Both side provide similar arguments on how elections or appointments make the community better. Elections allow anyone who meets qualifications for the office to run and hold the position, and are considered “safe” from political disputes while in office. This also means that an elected sheriff can run off the rails (think Joe Arpaio in Arizona) and not suffer consequences. Appointments make a sheriff more accountable to leadership and the community but can become tangled in political controversy. Appointments are more likely to be a cis-gendered white male, so if diversity is your thing you may want to elect your sheriff.

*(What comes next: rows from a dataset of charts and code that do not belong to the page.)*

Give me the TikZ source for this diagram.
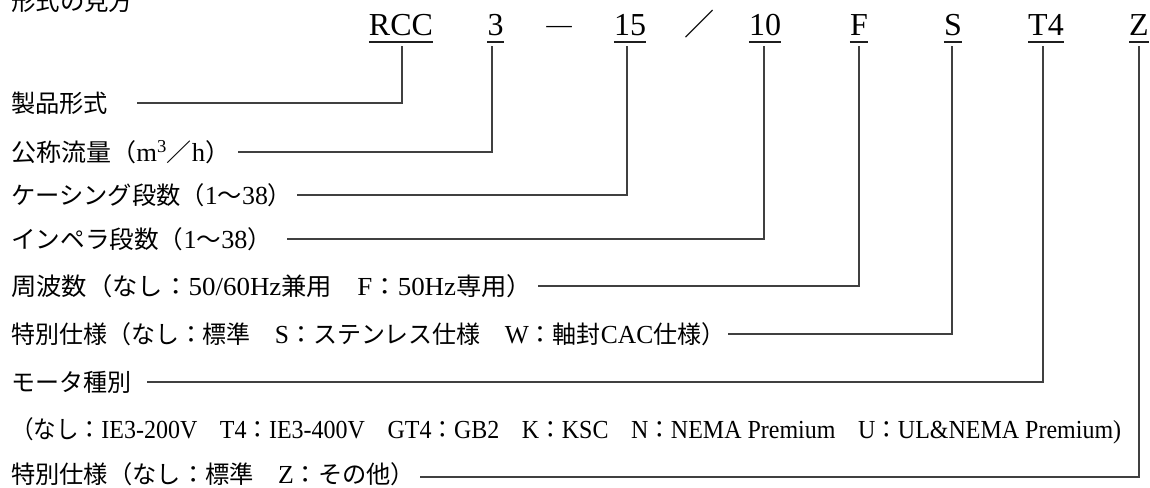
\documentclass[tikz,border=0pt]{standalone}
\usepackage{fontspec}
\usepackage{graphicx}
\setmainfont{Liberation Serif}
\newfontfamily\jp[Scale=0.94]{Noto Sans CJK JP}
\newcommand\J[1]{{\jp #1}}
\newsavebox\lbox
\newcommand\fitw[2]{\sbox\lbox{#2}\pgfmathsetmacro\fsc{#1/(\wd\lbox)}\scalebox{\fsc}[1]{\usebox\lbox}}
\begin{document}
\begin{tikzpicture}[x=1pt,y=-1pt,
  lbl/.style={anchor=west,inner sep=0pt,text height=20.5pt,text depth=2pt,font=\fontsize{26}{30}\selectfont},
  code/.style={anchor=base,inner sep=0pt,font=\fontsize{32}{36}\selectfont},
  sym/.style={anchor=base,inner sep=0pt,font=\jp\fontsize{32}{36}\selectfont},
  uline/.style={line width=2.2pt,draw=black!88},
  conn/.style={line width=1.1pt,draw=black!75}]
\useasboundingbox (0,0) rectangle (1150,487);
% title
\node[lbl,anchor=base west] (title) at (11,11) {\J{形式の見方}};
% code row
\node[code] (rcc) at (401,36) {RCC};
\node[code] (c3) at (495.5,36) {3};
\node[sym] (dash) at (560,38) {―};
\node[code] (c15) at (630,36) {15};
\node[sym] (slash) at (700,36) {／};
\node[code] (c10) at (765,36) {10};
\node[code] (cF) at (859,36) {F};
\node[code] (cS) at (953,36) {S};
\node[code] (cT4) at (1046,36) {T4};
\node[code] (cZ) at (1139,36) {Z};
\foreach \n in {rcc,c3,c15,c10,cF,cS,cT4,cZ}
  \draw[uline] ([yshift=-6pt]\n.base west) -- ([yshift=-6pt]\n.base east);
\coordinate (tRCC) at ([xshift=1pt,yshift=-10pt]rcc.base);
\coordinate (t3) at ([xshift=-3.5pt,yshift=-10pt]c3.base);
\coordinate (t15) at ([xshift=-3pt,yshift=-10pt]c15.base);
\coordinate (t10) at ([xshift=-1pt,yshift=-10pt]c10.base);
\coordinate (tF) at ([yshift=-10pt]cF.base);
\coordinate (tS) at ([xshift=-1pt,yshift=-10pt]cS.base);
\coordinate (tT4) at ([xshift=-3pt,yshift=-10pt]cT4.base);
\coordinate (tZ) at ([yshift=-10pt]cZ.base);
% labels
\node[lbl] (l1) at (11,103) {\fitw{97}{\J{製品形式}}};
\node[lbl] (l2) at (11,152) {\fitw{219}{\J{公称流量（}m\textsuperscript{3}\J{／}h\J{）}}};
\node[lbl] (l3) at (11,195) {\fitw{281}{\J{ケーシング段数（}1\J{～}38\J{）}}};
\node[lbl] (l4) at (11,239) {\fitw{261}{\J{インペラ段数（}1\J{～}38\J{）}}};
\node[lbl] (l5) at (11,286) {\fitw{521}{\J{周波数（なし：}50/60Hz\J{兼用　}F\J{：}50Hz\J{専用）}}};
\node[lbl] (l6) at (11,334) {\fitw{714}{\J{特別仕様（なし：標準　}S\J{：ステンレス仕様　}W\J{：軸封}CAC\J{仕様）}}};
\node[lbl] (l7) at (11,382) {\fitw{120}{\J{モータ種別}}};
\node[lbl] (l8) at (11,429) {\fitw{1110}{\J{（なし：}IE3-200V\J{　}T4\J{：}IE3-400V\J{　}GT4\J{：}GB2\J{　}K\J{：}KSC\J{　}N\J{：}NEMA Premium\J{　}U\J{：}UL\&NEMA Premium)}};
\node[lbl] (l9) at (11,474) {\fitw{404}{\J{特別仕様（なし：標準　}Z\J{：その他）}}};
% connectors
\draw[conn] ([xshift=29pt]l1.east) -| (tRCC);
\draw[conn] ([xshift=8pt]l2.east) -| (t3);
\draw[conn] ([xshift=5pt]l3.east) -| (t15);
\draw[conn] ([xshift=15pt]l4.east) -| (t10);
\draw[conn] ([xshift=6pt]l5.east) -| (tF);
\draw[conn] ([xshift=3pt]l6.east) -| (tS);
\draw[conn] ([xshift=16pt]l7.east) -| (tT4);
\draw[conn] ([xshift=5pt,yshift=-3pt]l9.east) -| (tZ);
\end{tikzpicture}
\end{document}
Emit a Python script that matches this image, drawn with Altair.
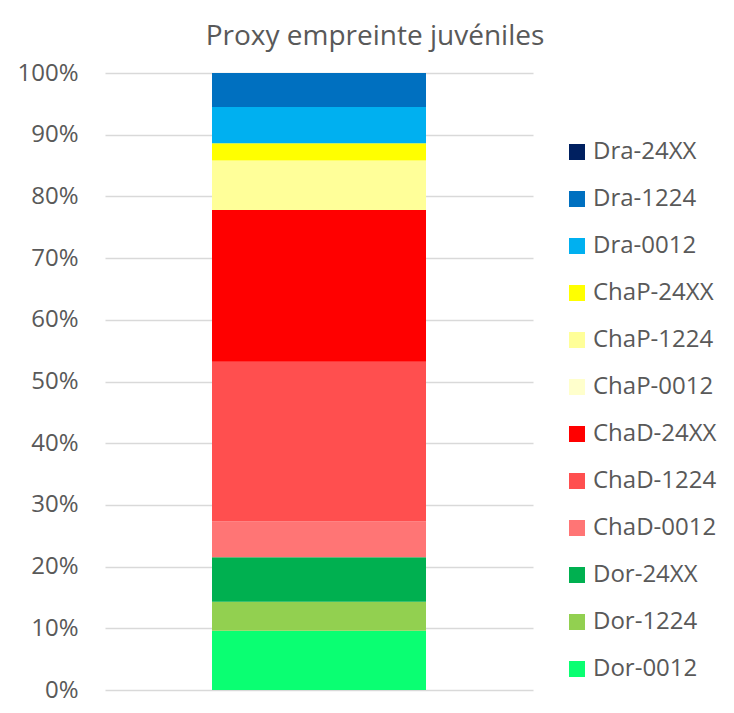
import altair as alt
import pandas as pd

series = ["Dor-0012", "Dor-1224", "Dor-24XX",
          "ChaD-0012", "ChaD-1224", "ChaD-24XX",
          "ChaP-0012", "ChaP-1224", "ChaP-24XX",
          "Dra-0012", "Dra-1224", "Dra-24XX"]
values = [9.6, 4.7, 7.2, 5.8, 25.9, 24.6, 0.0, 8.0, 2.8, 5.9, 5.5, 0.0]
colors = ["#0AFF72", "#92D050", "#00B050",
          "#FF7575", "#FF4F4F", "#FF0000",
          "#FFFFCC", "#FFFF99", "#FFFF00",
          "#00B0F0", "#0070C0", "#002060"]
category = "Proxy"

df = pd.DataFrame({
    "serie": series,
    "valeur": [v / 100 for v in values],
    "ordre": list(range(len(series))),
    "cat": [category] * len(series),
})

legend_domain = series[::-1]
legend_range = colors[::-1]

chart = alt.Chart(df).mark_bar(size=214).encode(
    x=alt.X("cat:N", axis=None),
    y=alt.Y("sum(valeur):Q", stack="zero",
            scale=alt.Scale(domain=[0, 1], nice=False),
            axis=alt.Axis(format=".0%", values=[i / 10 for i in range(11)],
                          title=None, domain=False, ticks=False,
                          labelPadding=27, labelFontSize=24,
                          labelColor="#595959", labelFont="Open Sans",
                          gridColor="#D9D9D9", gridWidth=1.3)),
    color=alt.Color("serie:N",
                    scale=alt.Scale(domain=legend_domain, range=legend_range),
                    legend=alt.Legend(title=None, orient="none",
                                      legendX=460, legendY=67,
                                      symbolType="square", symbolSize=256,
                                      symbolStrokeWidth=0,
                                      labelFontSize=24, labelColor="#595959",
                                      labelFont="Open Sans", labelOffset=4,
                                      rowPadding=23)),
    order=alt.Order("ordre:Q", sort="ascending"),
).properties(
    width=428,
    height=617,
    title=alt.TitleParams("Proxy empreinte juvéniles", fontSize=28,
                          font="Open Sans", fontWeight="normal",
                          color="#595959", dx=56, offset=10),
    autosize=alt.AutoSizeParams(type="none"),
    padding={"left": 97, "top": 65, "right": 190, "bottom": 15},
).configure_view(stroke=None).configure_axis(grid=True)

chart.save("out.html", embed_options={"renderer": "svg", "actions": False})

We don’t have a clear picture of the “why” behind this amendment, but it’s safe to say that the need to transform how a sheriff takes their role in Utah counties isn’t at risk today, and has little chance of being altered as a law in the future. Changing Utah’s code so that the election of a Sheriff is written into the Utah Constitution seems to only serve the narrow purpose of making right-wing conservatives think they are one step closer to having their version of a Constitutional Sheriff within Utah’s borders.

There isn’t a clear picture on whether to vote “For” or Against” Amendment C, but I am voting against it without a compelling reason to change the existing law.